Records for this task:

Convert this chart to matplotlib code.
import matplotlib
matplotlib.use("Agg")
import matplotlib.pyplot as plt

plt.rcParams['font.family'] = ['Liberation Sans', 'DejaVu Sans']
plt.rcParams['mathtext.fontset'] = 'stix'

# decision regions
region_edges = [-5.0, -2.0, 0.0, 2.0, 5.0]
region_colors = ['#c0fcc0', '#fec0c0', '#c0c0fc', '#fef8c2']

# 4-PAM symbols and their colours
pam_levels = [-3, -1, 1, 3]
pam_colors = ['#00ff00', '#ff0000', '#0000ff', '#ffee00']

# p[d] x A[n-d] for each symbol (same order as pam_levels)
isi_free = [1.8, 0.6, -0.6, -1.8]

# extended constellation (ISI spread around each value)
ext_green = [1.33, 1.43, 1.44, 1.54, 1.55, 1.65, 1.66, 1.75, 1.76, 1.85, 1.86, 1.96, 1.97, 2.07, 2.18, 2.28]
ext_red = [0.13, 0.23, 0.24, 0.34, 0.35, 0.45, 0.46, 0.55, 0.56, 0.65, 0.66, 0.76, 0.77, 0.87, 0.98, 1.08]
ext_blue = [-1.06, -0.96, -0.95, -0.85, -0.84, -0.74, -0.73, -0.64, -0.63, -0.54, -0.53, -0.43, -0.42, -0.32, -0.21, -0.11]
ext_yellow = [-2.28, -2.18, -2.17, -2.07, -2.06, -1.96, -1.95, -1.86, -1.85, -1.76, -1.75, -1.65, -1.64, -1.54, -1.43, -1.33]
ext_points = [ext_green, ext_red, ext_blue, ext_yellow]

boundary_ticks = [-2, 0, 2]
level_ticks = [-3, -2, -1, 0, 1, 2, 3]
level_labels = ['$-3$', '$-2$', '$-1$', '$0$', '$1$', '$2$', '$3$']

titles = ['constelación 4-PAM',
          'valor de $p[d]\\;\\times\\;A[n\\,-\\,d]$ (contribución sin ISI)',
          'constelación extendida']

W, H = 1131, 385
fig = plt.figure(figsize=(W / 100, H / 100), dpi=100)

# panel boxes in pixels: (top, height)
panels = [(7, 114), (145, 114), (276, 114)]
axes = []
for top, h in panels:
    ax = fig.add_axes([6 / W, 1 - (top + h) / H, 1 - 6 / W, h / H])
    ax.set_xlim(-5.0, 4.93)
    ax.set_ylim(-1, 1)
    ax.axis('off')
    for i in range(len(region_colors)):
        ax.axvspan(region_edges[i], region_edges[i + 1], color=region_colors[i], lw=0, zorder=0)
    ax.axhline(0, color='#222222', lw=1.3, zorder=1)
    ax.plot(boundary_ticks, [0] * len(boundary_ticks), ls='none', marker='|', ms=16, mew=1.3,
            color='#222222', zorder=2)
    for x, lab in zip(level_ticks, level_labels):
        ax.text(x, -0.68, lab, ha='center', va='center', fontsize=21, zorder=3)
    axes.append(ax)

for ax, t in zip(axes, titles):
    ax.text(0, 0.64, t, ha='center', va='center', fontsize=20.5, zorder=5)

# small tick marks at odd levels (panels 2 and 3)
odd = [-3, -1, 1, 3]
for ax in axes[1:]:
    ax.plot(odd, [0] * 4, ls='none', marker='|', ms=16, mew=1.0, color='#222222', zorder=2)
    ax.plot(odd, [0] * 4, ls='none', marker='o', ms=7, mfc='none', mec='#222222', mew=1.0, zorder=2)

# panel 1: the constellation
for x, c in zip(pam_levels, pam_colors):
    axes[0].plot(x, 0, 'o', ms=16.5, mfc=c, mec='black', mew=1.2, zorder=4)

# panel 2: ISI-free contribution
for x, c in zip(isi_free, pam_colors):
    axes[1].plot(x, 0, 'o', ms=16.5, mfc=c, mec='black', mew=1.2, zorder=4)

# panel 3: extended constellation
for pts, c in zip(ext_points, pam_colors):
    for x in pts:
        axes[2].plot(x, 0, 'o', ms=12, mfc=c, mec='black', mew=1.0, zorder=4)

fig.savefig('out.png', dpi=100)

* * *

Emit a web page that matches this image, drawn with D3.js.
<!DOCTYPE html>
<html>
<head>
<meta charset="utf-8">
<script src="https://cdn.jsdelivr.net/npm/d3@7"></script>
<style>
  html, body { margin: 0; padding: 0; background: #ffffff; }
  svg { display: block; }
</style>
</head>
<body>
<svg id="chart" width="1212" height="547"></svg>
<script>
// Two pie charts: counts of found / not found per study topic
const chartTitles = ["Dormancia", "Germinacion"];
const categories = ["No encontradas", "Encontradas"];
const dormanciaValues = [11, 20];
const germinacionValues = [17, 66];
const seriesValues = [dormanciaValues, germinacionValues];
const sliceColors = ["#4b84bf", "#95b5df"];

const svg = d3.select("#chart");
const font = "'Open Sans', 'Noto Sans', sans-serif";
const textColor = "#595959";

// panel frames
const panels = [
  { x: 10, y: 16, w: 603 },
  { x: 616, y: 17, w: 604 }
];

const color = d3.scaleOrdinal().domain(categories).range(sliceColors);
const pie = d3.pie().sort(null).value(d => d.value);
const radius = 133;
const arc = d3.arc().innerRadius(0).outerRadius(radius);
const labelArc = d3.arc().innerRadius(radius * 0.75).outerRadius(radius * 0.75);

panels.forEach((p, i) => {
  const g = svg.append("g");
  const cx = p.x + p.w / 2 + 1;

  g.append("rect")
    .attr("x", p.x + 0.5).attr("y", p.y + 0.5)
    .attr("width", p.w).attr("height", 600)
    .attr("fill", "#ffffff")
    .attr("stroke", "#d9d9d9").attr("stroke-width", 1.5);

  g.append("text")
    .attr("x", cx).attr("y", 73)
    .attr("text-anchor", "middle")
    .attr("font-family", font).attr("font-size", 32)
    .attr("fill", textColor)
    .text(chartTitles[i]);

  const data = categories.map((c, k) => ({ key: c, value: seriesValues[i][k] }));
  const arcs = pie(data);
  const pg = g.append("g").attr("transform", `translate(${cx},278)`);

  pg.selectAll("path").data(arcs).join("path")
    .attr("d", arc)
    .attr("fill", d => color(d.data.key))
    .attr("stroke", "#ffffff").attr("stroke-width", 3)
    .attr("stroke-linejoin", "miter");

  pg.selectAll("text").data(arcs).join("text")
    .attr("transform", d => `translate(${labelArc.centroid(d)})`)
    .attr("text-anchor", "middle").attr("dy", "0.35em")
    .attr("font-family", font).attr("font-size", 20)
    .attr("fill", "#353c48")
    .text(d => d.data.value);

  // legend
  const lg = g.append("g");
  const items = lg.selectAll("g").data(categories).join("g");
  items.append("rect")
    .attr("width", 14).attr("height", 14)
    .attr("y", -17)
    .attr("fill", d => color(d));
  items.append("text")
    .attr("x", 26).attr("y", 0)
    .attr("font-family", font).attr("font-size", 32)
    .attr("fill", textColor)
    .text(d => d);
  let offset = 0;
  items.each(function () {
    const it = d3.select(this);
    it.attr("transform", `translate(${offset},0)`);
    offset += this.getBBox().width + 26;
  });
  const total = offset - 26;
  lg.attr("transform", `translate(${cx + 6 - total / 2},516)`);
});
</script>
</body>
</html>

Aim: Which lines above run from the one containing "Convert this chart to matplotlib code." down to the one containing "fig = plt.figure(figsize=(W"? Repeat exactly those, both ends included, and nothing else.

Answer to this exercise:
Convert this chart to matplotlib code.
import matplotlib
matplotlib.use("Agg")
import matplotlib.pyplot as plt

plt.rcParams['font.family'] = ['Liberation Sans', 'DejaVu Sans']
plt.rcParams['mathtext.fontset'] = 'stix'

# decision regions
region_edges = [-5.0, -2.0, 0.0, 2.0, 5.0]
region_colors = ['#c0fcc0', '#fec0c0', '#c0c0fc', '#fef8c2']

# 4-PAM symbols and their colours
pam_levels = [-3, -1, 1, 3]
pam_colors = ['#00ff00', '#ff0000', '#0000ff', '#ffee00']

# p[d] x A[n-d] for each symbol (same order as pam_levels)
isi_free = [1.8, 0.6, -0.6, -1.8]

# extended constellation (ISI spread around each value)
ext_green = [1.33, 1.43, 1.44, 1.54, 1.55, 1.65, 1.66, 1.75, 1.76, 1.85, 1.86, 1.96, 1.97, 2.07, 2.18, 2.28]
ext_red = [0.13, 0.23, 0.24, 0.34, 0.35, 0.45, 0.46, 0.55, 0.56, 0.65, 0.66, 0.76, 0.77, 0.87, 0.98, 1.08]
ext_blue = [-1.06, -0.96, -0.95, -0.85, -0.84, -0.74, -0.73, -0.64, -0.63, -0.54, -0.53, -0.43, -0.42, -0.32, -0.21, -0.11]
ext_yellow = [-2.28, -2.18, -2.17, -2.07, -2.06, -1.96, -1.95, -1.86, -1.85, -1.76, -1.75, -1.65, -1.64, -1.54, -1.43, -1.33]
ext_points = [ext_green, ext_red, ext_blue, ext_yellow]

boundary_ticks = [-2, 0, 2]
level_ticks = [-3, -2, -1, 0, 1, 2, 3]
level_labels = ['$-3$', '$-2$', '$-1$', '$0$', '$1$', '$2$', '$3$']

titles = ['constelación 4-PAM',
          'valor de $p[d]\\;\\times\\;A[n\\,-\\,d]$ (contribución sin ISI)',
          'constelación extendida']

W, H = 1131, 385
fig = plt.figure(figsize=(W / 100, H / 100), dpi=100)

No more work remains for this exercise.